Below is another example, this one is a bit more subtle.  The e-mail below didn’t trigger the [POSSIBLE SPAM] tag from our spam firewall.  One of the challenges is that with the money that can be made from these scams, they’re often under the control of sophisticated criminal enterprises.  These criminals can purchase the same tools we use to protect ourselves to test their malicious messages before sending them out.  When that’s the case, it’s a matter of how fast information about e-mails like this makes it to the vendors of the security systems and how quickly they can program a signature to detect this message, but not block something similar that is in fact legitimate.  They really do a pretty good job all things considered, but it’s a fundamentally hard problem and higher education in particular is a big target.

Like the previous e-mail, this one shares the following indicators:

  • “From:” address does not match the purported company sending the e-mail
  • Web links in the e-mail (hover, don’t click! ) don’t go to websites one would associated with the purported company.  These can’t be viewed in the graphics below, I didn’t want to actually provide a link to a malicious website – but you can do this in any e-mail with a link in it for practice.
  • All web links in the e-mail go to the same site, even if they seem to direct you different areas or even different companies
  • Once again, it’s designed to prompt an urgent, unthinking response, that response being to click one of the malicious links
  • Ship-To address is wrong

E-mail claiming to be from Intuit, designed to compel the reader to click malicious links in the message

We can expect these messages to continue to be refined to make it even harder to tell what is and is not legitimate.  For example, the From address can be forged, errors in the e-mail content like the delivery address lines can be corrected, or a mix of legitimate and malicious web links can be used.

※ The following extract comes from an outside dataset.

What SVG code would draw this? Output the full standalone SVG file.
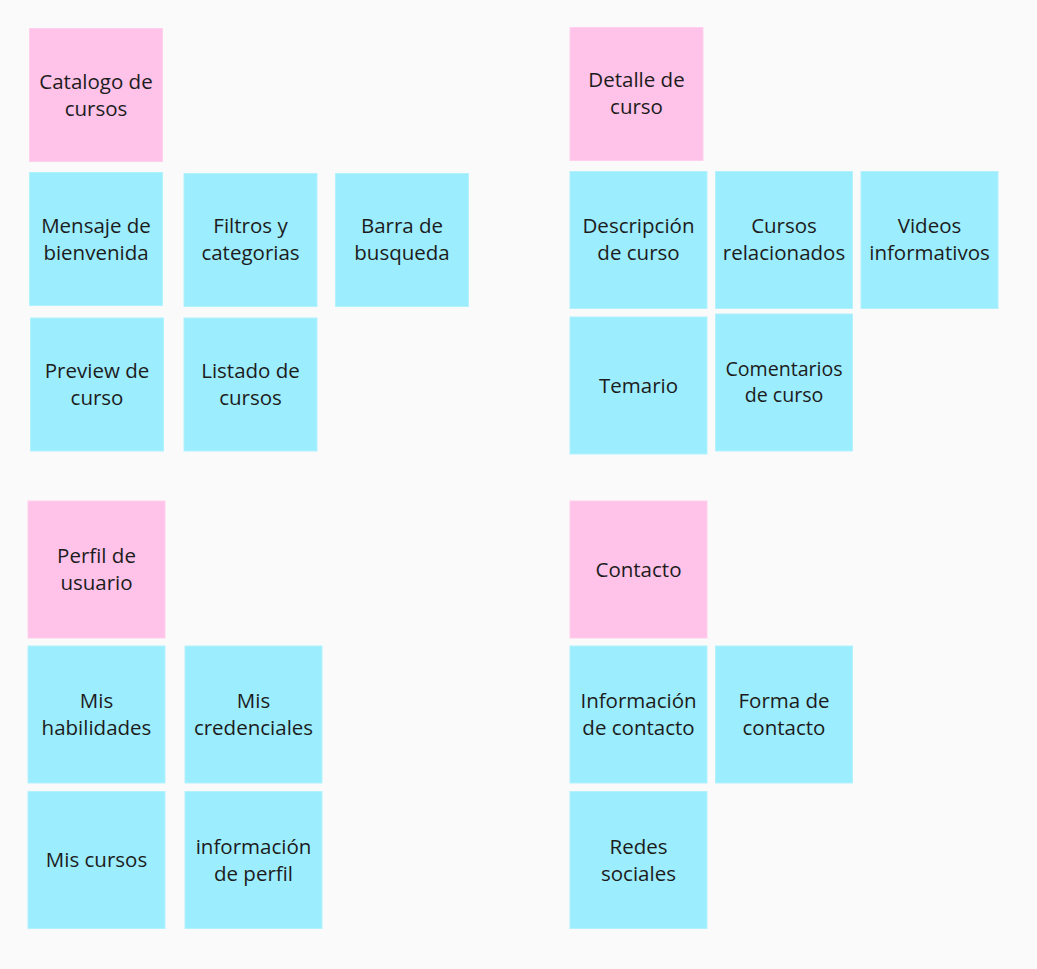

So how can we reliably tell if an e-mail is legitimate?  Frankly, there is no easy answer.  The best bet is to remain skeptical of any e-mails you receive and weren’t expecting and most of all don’t click web links in e-mail.  Typing them into a web browser yourself is much safer.

Links to malicious websites that don’t match the purported sender are likely to remain an indicator, although if someone were able to register a DNS name something like wwwamazon.com (note the dot after www is missing) and point it to the malicious site, it could be harder tell.

An implied sense of urgency is also likey to remain, they really don’t want you taking the time to think about these messages.  The more you think about it, the more likely you are to get suspicious and not take the bait.

If you are a Washburn student, faculty, or staff member and receive something you aren’t sure of, don’t hesitate to call Washburn ITS at 785-670-3000 or support@washburn.edu.  We can help determine if the e-mail is likely to be malicious and can report compromised e-mail accounts and websites used in those messages to the proper authorities to get them taken off-line and cleaned up.

If you think you may have fallen for one of these, don’t panic!  Again, call ITS and we’ll help take corrective action to limit any damage.

I’ll address what else to do if you think your system or your information have been compromised in a later post.

Comments

  1. Floyd Davenport says:

    Another indicator can be what I would call “weak personalization”. When you get a message with something like “Dear floyd.davenport@washburn.edu“, that is an indicator that all they really know about you is your email address. I’d be suspicious.

    • kevin Halgren says:

      That’s very true and a very good point, that’s an indication that an automated tool has been used. Actual communication from a company you have a relationship with would, in most cases, have your name on file in addition to e-mail. E-mail addresses may or may not clearly indicate the name, and the automated tools they use to build thousands of these messages can’t reliably translate an e-mail address to an actual name, so they’ll use what they do have, which is the e-mail address itself.